William Jhon Thoms seoarang ahli kebudayaan antik (antiquarian) inggris adalah orang yang pertama kali memperkenalkan istilah folklor ke dalam dunia ilmu pengetahuan. Istilah folklor diperkenalkan pada waktu beliau menerbitkan sebuah artiklenya dalam bentuk surat terbuka dalam majalah The Athenaeum No. 982, tanggal 22 Agustus 1846, dengan menggunakan nama Ambrose Merton (1846:862-863),. Dalam surat terbuka  Thomas mengakui bahwa dialah yang telah menciptakan istilah folklore untuk sopan santun inggris, takhyul, balada, dan sebagainya dari masa lampau, yang sebelumnya disebut dengan istilah antiquities, popular antiquities, atau popular literature (Dundes, 1965:4).
 Pada umumnya waktu diciptakannya istilah folklore dalam kosa kata bahasa inggris belum ada istilah kebudayaan, sehingga ada kemungkinan bahwa istilah baru folklore dapat digunakan orang untuk menyatakan kebudayaan. Hal itu tidak terjadi karena pada tahun 1865 E.B. Tylor memperkenalkan istilah culture ke dalam bahasa inggris. Pertama kali istilah itu di ajukan di dalam karangannya yang berjudul Researches into the Early History of Mankind and Development of Civiization (1865). Istilah culture ini kemudian di uraikan lebih lanjut dalam bukunya ynag berjudul Primitive Culture (1871), artinya yaitu: kesatuan yang menyeluruh yang terdiri dari pengetahuan, kepercayaan, kesenian, moral, hokum, adat-istiadat, dan semua kemampuan serta kebiasaan yang diperoleh manusia dengan anggota masyarakat (Tylor, 1871, jilid 1:1).
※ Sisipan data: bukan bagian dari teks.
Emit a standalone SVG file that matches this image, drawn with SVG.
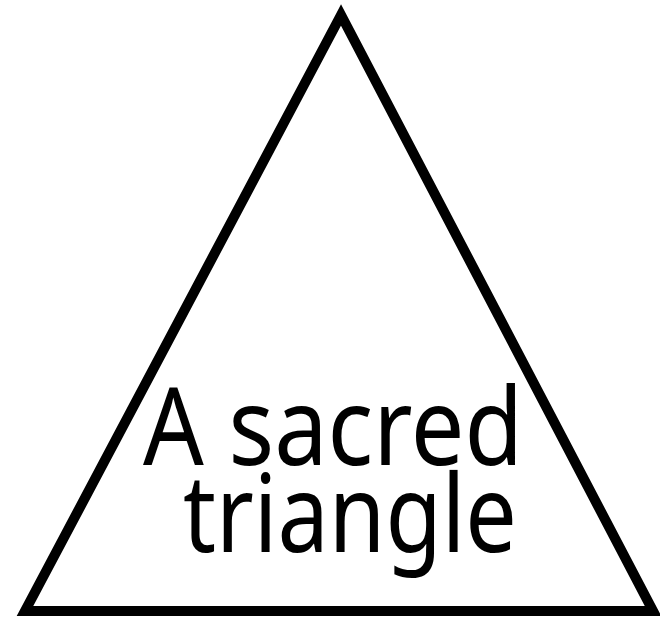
<svg xmlns="http://www.w3.org/2000/svg" width="660" height="618" viewBox="0 0 660 618">
<style>
.lbl{font-family:"Noto Sans","DejaVu Sans",sans-serif;font-size:108px;fill:#000}
</style>
<rect width="660" height="618" fill="#fff"/>
<g id="triangle">
<polygon points="341,15 25,611 653,611" fill="none" stroke="#000" stroke-width="10" stroke-linejoin="miter" stroke-miterlimit="10"/>
<text class="lbl" x="143" y="465" textLength="380" lengthAdjust="spacingAndGlyphs">A sacred</text>
<text class="lbl" x="183" y="552" textLength="334" lengthAdjust="spacingAndGlyphs">triangle</text>
</g>
</svg>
Para ahli folklor humanistis yang terdiri dari para sarjana ahli bahasa kesusastraan, kemudian memperdalam ilmu folklor, dan pada umumnya tetap memegang definisi William Jhon Thoms; sehingga memasukan ke dalam folklor bukan kesusastraan lisan, seperti cerita rakyat dan lain-lain sebagai obyek penelitian, melainkan pola kelakuan manusia seperti tari dan bahasa isyarat, dan juga hasil kelakuan yang berupa benda material, seperti arsitektur rakyat, mainan rakyat, dan pakaian rakyat. Pada umumnya penelitian mereka mementingkan aspek lor daripada folk dari folklor.
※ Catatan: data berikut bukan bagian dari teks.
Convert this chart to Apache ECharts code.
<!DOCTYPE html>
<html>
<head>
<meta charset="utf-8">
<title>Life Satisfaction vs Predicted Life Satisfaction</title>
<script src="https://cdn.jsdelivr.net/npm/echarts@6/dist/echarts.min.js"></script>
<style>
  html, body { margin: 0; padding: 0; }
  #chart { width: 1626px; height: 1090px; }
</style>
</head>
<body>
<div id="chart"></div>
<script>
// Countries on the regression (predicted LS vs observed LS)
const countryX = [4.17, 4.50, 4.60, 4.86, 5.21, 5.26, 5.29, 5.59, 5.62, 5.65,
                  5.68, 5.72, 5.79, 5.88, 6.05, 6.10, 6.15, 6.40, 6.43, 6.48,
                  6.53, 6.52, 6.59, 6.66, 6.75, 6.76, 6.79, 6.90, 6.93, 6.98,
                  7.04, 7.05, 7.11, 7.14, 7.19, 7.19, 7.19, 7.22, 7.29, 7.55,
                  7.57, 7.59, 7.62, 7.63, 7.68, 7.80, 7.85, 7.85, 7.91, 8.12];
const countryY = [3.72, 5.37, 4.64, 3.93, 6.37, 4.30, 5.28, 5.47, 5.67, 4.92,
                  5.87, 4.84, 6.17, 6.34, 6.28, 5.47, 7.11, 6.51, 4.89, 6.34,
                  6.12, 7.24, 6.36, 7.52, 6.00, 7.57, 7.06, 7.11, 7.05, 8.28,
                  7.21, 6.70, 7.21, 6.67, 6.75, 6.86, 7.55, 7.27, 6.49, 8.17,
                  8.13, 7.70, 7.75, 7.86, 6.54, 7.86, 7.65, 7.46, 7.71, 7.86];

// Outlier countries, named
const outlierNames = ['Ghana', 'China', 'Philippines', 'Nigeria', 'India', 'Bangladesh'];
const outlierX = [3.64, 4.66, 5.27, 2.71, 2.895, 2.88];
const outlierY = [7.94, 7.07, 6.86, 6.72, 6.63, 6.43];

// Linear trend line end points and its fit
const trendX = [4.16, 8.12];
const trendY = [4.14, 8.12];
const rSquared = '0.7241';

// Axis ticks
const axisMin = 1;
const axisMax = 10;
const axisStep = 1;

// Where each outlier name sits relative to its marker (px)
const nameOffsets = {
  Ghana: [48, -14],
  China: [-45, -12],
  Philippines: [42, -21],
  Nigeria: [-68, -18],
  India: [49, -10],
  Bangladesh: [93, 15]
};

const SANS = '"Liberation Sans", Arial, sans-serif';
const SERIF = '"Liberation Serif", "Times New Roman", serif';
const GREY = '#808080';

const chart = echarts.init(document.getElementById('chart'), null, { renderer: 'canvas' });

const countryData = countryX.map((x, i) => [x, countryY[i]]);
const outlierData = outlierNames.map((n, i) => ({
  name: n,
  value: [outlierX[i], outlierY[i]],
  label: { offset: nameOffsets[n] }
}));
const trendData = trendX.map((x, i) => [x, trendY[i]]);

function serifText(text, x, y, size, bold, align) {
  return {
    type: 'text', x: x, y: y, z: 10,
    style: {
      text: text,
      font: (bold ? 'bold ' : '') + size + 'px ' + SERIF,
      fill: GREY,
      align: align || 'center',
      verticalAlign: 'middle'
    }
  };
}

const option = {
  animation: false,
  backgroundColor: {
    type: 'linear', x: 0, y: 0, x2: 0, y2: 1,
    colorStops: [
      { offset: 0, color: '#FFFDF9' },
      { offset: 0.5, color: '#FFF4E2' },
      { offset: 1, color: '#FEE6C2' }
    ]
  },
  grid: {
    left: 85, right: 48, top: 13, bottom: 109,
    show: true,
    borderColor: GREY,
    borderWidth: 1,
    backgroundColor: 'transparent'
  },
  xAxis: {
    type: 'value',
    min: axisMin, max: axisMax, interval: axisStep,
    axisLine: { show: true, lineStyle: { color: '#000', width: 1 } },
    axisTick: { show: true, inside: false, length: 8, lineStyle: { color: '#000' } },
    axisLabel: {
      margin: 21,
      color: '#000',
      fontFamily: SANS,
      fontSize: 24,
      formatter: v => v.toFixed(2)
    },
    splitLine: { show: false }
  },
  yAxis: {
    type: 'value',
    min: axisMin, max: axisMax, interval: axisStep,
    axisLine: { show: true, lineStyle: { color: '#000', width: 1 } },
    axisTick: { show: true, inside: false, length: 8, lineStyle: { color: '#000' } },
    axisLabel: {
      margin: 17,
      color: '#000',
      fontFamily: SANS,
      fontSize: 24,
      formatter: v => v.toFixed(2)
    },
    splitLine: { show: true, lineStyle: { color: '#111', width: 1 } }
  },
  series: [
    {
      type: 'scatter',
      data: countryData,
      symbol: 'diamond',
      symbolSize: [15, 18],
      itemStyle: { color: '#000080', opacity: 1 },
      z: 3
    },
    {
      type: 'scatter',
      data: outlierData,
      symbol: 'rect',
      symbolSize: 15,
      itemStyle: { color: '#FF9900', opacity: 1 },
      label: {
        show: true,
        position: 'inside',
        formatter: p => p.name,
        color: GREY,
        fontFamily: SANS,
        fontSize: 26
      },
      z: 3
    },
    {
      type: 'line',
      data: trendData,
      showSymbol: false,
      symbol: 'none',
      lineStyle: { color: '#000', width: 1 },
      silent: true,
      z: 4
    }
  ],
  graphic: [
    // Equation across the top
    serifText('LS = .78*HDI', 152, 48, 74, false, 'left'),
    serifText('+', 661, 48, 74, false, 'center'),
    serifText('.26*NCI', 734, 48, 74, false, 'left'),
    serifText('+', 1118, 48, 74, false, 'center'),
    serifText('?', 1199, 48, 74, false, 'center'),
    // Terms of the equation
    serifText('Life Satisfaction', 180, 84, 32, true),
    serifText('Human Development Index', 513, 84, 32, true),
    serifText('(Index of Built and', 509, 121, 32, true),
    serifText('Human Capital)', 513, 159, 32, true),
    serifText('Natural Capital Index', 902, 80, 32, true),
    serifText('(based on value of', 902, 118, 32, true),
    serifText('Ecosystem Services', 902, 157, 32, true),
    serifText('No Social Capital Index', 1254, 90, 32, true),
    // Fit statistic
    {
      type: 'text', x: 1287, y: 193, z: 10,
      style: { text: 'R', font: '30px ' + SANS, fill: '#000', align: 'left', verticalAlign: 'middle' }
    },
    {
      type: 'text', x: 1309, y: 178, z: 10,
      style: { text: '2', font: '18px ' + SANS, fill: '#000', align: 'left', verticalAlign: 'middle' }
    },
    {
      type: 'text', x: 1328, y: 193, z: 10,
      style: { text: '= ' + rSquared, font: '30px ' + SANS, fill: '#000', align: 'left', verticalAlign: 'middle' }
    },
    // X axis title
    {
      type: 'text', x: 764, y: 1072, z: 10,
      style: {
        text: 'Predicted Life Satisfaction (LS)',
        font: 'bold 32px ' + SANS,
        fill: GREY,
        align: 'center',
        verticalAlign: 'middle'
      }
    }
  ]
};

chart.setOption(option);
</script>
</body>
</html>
Sebaliknya dengan para ahli antropologis yang terdiri dari sarjana antroplogis yang mengkhususkan diri dalam folklor, membatasi objek penelitian mereka pada unsur-unsur kebudayaan yang bersifat lisan (verbal arts). Contohnya seperti cerita prosa rakyat, syair rakyat, peribahasa, dan kesusastraan lisan.
Ahli folklor modern mempunyai latar belakang pendidikan interdisipliner yang mempunyai pandangan terletak di tengah-tengah kedua kutub yang berbeda. Dalam objek penelitian sama halnya dengan ahli folklor  humanistis, yang mempelajari tentang semua unsur kebudayaan manusia, akan tetapi harus diwariskan melalui lisan atau dengan cara peniruan. Karena para ahli berpendidikan ilmu yang interdisipliner, maka menitikberatkan penelitian kedua aspek folklor, baik folk mmaupun lornya.
Maka akibat dari belum adanya pendapat yang sama tentang istilah lain untuk folklor kita tidak usah merasa heran, contohnya di Prancis istilah folklore dipergunakan  di samping istilah tradision populair, di inggris dipergunakan folklore, sedangkan dinegara-negara Eropa dipergunakan istiah volkskunde dan folk-liv (folk-live). Meskipun istilah folklor sudah dikenal orang Eropa Barat, akan tetapi artinya masih terbatas pada folklor lisan saja (Dundes, 1968: 3).